What you should do
For this exercise, write out exactly, and only, the lines running from the line that contains "Recreate this image" through the line that contains "4.43, 5.17, 6.20];".

____

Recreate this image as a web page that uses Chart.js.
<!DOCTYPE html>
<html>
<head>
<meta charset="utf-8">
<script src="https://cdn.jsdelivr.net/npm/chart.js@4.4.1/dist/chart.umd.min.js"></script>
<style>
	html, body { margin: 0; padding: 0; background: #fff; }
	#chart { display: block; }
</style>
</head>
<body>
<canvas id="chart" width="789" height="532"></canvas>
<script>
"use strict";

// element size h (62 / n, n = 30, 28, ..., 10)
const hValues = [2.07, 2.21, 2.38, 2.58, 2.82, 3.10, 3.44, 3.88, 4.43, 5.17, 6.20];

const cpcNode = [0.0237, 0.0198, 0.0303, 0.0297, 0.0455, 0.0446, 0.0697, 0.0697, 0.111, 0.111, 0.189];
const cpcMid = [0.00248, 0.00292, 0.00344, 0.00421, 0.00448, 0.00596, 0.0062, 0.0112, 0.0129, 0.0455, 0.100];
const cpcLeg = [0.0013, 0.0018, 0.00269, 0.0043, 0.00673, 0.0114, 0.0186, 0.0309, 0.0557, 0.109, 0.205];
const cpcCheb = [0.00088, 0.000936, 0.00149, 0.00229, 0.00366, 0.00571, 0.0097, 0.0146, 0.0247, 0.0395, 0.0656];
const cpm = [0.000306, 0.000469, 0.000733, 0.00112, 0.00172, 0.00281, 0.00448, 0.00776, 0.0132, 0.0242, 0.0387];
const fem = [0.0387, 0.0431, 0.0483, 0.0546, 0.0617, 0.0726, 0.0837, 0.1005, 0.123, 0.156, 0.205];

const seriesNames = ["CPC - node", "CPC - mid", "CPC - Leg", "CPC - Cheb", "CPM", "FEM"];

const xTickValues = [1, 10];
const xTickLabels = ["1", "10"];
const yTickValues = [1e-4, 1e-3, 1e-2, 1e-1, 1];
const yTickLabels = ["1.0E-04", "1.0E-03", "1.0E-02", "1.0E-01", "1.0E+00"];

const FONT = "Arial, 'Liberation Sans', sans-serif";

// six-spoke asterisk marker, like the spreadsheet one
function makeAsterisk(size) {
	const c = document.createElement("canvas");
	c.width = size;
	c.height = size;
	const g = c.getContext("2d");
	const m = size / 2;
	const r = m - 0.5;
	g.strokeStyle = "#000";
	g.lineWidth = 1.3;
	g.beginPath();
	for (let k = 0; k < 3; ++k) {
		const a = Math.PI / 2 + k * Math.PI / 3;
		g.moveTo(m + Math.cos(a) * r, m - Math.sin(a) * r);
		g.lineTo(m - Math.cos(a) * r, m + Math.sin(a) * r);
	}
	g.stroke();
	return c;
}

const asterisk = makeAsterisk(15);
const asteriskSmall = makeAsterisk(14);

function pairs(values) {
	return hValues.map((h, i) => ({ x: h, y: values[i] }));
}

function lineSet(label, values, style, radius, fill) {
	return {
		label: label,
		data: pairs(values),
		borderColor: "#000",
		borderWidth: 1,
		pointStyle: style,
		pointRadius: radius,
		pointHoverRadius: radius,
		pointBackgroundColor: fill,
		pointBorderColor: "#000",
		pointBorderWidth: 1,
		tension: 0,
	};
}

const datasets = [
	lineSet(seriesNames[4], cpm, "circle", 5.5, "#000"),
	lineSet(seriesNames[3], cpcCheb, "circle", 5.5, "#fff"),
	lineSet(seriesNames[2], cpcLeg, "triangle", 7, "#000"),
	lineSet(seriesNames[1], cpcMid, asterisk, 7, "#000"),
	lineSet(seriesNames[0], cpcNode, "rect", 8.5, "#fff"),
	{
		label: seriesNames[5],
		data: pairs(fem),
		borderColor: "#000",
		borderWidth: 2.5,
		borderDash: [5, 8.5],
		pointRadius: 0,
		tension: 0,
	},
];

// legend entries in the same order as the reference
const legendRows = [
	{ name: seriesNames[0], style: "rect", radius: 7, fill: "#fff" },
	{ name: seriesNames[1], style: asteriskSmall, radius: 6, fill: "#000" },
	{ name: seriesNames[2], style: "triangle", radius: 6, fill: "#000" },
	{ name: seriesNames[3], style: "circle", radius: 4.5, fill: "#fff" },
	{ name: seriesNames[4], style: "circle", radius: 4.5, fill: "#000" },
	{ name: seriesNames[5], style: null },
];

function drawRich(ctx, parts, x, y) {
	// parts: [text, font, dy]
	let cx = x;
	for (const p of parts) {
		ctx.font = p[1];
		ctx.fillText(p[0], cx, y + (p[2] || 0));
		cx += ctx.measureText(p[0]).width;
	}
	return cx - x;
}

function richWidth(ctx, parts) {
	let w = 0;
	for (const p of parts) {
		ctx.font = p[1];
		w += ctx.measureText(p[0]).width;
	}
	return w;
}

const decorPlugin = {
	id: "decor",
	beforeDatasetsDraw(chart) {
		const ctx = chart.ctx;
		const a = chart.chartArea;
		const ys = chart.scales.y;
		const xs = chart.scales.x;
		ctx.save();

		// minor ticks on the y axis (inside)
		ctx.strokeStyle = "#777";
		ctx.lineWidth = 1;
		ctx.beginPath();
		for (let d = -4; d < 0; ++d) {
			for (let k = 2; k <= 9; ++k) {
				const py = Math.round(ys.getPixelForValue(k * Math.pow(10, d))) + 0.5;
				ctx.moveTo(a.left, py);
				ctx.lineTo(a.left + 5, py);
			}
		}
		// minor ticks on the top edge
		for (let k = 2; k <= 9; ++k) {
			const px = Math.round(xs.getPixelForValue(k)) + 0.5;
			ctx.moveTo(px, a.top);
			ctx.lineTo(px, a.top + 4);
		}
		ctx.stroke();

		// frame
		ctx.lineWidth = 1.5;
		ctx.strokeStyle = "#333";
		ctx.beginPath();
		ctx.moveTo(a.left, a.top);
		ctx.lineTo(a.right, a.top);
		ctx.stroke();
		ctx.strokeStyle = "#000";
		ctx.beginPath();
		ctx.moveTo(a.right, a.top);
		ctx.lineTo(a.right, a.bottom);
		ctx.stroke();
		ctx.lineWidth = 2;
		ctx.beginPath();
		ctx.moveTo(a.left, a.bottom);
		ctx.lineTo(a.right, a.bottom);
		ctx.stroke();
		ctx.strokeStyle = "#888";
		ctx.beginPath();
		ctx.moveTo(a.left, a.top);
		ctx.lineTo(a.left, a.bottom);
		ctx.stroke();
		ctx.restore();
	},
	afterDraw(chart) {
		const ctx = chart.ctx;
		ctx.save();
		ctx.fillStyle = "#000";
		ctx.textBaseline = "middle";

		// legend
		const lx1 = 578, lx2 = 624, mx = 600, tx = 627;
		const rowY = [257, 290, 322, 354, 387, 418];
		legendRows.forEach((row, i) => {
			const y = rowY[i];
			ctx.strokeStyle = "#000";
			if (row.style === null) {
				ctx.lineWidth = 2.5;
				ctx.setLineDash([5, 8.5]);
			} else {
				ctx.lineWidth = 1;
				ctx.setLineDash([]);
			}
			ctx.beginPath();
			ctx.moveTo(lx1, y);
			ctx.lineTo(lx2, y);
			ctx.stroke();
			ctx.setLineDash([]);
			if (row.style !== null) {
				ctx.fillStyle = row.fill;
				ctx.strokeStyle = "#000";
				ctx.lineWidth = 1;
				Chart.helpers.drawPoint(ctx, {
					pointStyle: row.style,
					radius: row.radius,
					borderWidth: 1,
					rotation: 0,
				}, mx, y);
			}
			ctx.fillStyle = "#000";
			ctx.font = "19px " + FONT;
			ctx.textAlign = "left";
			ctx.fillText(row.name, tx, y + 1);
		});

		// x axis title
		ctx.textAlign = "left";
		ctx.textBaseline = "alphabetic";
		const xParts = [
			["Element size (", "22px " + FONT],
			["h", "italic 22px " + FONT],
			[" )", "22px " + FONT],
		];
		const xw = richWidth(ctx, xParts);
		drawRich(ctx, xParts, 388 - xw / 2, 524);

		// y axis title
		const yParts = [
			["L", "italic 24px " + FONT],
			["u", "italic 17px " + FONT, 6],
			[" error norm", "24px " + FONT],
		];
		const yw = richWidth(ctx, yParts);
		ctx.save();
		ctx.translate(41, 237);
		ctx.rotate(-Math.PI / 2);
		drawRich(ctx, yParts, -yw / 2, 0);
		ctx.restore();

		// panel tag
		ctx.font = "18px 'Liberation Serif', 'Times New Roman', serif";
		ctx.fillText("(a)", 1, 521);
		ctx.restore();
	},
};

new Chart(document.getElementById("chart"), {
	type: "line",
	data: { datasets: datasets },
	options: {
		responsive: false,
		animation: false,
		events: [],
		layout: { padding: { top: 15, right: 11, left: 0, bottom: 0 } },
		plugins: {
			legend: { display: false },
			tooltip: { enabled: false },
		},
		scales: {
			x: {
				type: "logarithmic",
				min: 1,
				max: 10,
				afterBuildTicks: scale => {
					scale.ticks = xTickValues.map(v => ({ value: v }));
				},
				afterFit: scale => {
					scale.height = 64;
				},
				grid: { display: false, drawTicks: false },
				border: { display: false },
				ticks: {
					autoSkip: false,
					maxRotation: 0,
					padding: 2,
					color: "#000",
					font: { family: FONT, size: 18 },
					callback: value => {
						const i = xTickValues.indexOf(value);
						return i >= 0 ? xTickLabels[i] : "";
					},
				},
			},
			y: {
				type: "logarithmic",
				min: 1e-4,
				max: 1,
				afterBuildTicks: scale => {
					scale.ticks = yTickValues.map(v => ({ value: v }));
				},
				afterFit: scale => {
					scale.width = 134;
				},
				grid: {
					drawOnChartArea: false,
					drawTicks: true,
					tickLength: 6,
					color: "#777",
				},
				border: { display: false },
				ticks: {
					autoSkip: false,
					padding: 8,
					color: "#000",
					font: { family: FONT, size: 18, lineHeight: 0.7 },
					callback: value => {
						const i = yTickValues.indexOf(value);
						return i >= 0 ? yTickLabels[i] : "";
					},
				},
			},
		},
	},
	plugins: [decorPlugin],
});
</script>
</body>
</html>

____

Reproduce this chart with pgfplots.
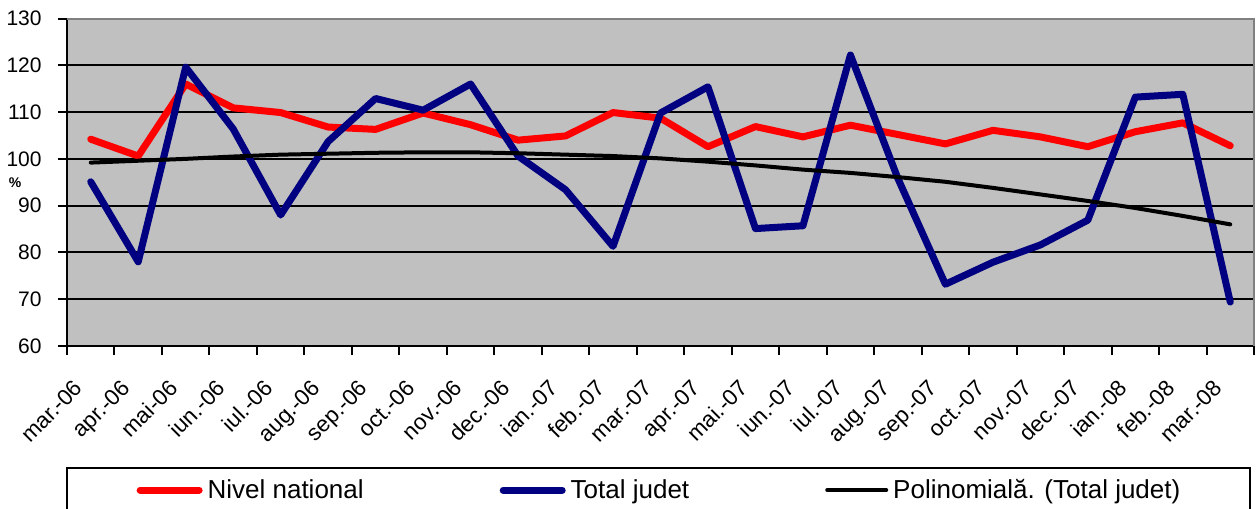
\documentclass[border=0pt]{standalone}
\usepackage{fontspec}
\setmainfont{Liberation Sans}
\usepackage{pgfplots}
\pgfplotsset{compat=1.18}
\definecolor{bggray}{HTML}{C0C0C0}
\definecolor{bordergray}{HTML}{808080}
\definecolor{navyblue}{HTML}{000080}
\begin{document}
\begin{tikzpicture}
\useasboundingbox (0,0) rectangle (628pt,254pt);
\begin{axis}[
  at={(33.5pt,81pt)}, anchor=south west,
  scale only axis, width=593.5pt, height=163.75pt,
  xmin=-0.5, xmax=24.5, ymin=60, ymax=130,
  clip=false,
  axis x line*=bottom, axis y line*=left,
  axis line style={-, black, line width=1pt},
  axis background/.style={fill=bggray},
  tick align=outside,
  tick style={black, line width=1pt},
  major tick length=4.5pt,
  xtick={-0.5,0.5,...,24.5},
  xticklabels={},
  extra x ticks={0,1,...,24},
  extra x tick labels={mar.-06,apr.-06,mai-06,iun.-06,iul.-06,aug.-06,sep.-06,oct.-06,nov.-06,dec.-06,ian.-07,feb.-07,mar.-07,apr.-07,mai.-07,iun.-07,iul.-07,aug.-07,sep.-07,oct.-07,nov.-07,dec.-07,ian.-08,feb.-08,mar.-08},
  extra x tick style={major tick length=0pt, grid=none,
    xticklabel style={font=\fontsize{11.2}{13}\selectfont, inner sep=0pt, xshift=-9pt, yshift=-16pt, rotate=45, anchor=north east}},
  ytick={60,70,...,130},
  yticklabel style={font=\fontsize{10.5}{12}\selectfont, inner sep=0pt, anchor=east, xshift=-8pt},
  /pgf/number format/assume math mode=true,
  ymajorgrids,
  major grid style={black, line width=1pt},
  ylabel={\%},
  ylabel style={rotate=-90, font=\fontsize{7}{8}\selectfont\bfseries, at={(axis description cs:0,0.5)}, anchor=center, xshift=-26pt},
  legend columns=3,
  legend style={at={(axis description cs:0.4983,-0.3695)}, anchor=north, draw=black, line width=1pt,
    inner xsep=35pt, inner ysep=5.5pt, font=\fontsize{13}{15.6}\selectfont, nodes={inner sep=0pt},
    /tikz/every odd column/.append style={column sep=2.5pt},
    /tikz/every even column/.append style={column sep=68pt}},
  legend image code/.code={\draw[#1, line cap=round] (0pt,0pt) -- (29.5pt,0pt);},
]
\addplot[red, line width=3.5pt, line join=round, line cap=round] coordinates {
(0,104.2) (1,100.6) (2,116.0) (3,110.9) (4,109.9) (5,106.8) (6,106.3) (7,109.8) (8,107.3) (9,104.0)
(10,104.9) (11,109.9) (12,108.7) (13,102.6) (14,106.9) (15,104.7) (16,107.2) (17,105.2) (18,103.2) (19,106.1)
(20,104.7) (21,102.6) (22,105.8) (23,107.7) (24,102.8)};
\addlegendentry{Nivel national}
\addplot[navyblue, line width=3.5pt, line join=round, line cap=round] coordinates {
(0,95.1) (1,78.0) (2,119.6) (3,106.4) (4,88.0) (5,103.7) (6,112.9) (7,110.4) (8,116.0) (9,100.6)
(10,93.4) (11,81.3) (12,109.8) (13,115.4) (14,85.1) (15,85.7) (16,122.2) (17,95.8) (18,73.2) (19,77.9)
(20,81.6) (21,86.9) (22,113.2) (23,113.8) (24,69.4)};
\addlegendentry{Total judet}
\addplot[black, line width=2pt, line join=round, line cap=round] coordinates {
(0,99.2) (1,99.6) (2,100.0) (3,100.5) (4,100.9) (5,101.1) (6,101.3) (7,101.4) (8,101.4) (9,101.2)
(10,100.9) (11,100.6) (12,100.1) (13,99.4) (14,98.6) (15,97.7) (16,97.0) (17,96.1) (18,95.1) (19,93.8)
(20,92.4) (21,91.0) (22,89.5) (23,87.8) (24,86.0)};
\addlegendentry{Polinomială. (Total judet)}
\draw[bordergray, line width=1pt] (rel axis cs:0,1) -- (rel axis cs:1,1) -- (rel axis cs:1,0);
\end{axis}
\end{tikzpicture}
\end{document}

____

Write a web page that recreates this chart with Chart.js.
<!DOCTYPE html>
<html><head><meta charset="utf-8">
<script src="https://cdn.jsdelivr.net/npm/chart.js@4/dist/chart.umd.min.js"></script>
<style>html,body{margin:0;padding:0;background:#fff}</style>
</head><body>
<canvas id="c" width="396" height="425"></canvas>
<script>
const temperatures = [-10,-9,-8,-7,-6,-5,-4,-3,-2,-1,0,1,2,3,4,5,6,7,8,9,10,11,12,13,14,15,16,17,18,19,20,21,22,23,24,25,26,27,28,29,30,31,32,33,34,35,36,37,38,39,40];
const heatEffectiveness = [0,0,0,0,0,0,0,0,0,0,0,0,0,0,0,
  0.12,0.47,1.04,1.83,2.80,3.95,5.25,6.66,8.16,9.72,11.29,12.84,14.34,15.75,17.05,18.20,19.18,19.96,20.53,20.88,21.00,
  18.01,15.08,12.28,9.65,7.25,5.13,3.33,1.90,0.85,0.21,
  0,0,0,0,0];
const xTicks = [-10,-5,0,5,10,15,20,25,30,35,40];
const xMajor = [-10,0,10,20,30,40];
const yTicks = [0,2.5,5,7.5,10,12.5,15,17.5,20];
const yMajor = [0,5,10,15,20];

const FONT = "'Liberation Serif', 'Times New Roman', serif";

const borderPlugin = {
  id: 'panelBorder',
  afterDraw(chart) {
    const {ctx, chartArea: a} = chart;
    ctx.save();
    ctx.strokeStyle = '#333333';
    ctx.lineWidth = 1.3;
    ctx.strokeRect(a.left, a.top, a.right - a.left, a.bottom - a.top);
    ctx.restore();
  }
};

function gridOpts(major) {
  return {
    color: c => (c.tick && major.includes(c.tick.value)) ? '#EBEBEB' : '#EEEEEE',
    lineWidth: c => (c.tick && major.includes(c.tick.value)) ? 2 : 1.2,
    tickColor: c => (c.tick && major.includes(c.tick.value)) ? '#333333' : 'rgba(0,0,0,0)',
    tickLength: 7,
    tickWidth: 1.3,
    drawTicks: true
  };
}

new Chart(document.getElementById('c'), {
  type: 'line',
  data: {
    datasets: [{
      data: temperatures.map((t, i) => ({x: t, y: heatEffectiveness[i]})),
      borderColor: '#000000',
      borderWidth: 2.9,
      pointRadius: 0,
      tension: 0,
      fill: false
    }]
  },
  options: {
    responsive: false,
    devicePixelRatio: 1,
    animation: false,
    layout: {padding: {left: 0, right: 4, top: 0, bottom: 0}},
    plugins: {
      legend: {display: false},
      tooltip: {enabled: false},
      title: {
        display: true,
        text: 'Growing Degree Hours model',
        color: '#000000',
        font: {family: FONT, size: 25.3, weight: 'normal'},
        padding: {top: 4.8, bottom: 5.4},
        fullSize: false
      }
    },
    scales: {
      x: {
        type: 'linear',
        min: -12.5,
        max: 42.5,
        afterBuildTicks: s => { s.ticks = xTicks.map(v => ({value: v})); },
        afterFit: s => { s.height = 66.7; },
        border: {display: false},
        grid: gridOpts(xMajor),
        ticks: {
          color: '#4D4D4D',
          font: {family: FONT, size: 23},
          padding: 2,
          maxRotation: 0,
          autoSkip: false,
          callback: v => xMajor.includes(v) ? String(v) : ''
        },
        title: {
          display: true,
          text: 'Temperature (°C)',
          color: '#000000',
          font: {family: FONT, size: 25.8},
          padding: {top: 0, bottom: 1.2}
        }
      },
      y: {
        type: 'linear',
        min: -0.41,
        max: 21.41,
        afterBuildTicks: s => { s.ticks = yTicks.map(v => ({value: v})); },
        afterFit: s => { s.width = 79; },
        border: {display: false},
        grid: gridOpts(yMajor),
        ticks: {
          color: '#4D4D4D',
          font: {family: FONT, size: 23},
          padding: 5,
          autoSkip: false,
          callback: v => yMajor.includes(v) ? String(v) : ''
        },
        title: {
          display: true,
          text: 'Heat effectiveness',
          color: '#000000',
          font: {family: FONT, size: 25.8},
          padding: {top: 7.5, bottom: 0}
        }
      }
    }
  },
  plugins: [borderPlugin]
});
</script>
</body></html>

____

Response to this exercise
Recreate this image as a web page that uses Chart.js.
<!DOCTYPE html>
<html>
<head>
<meta charset="utf-8">
<script src="https://cdn.jsdelivr.net/npm/chart.js@4.4.1/dist/chart.umd.min.js"></script>
<style>
	html, body { margin: 0; padding: 0; background: #fff; }
	#chart { display: block; }
</style>
</head>
<body>
<canvas id="chart" width="789" height="532"></canvas>
<script>
"use strict";

// element size h (62 / n, n = 30, 28, ..., 10)
const hValues = [2.07, 2.21, 2.38, 2.58, 2.82, 3.10, 3.44, 3.88, 4.43, 5.17, 6.20];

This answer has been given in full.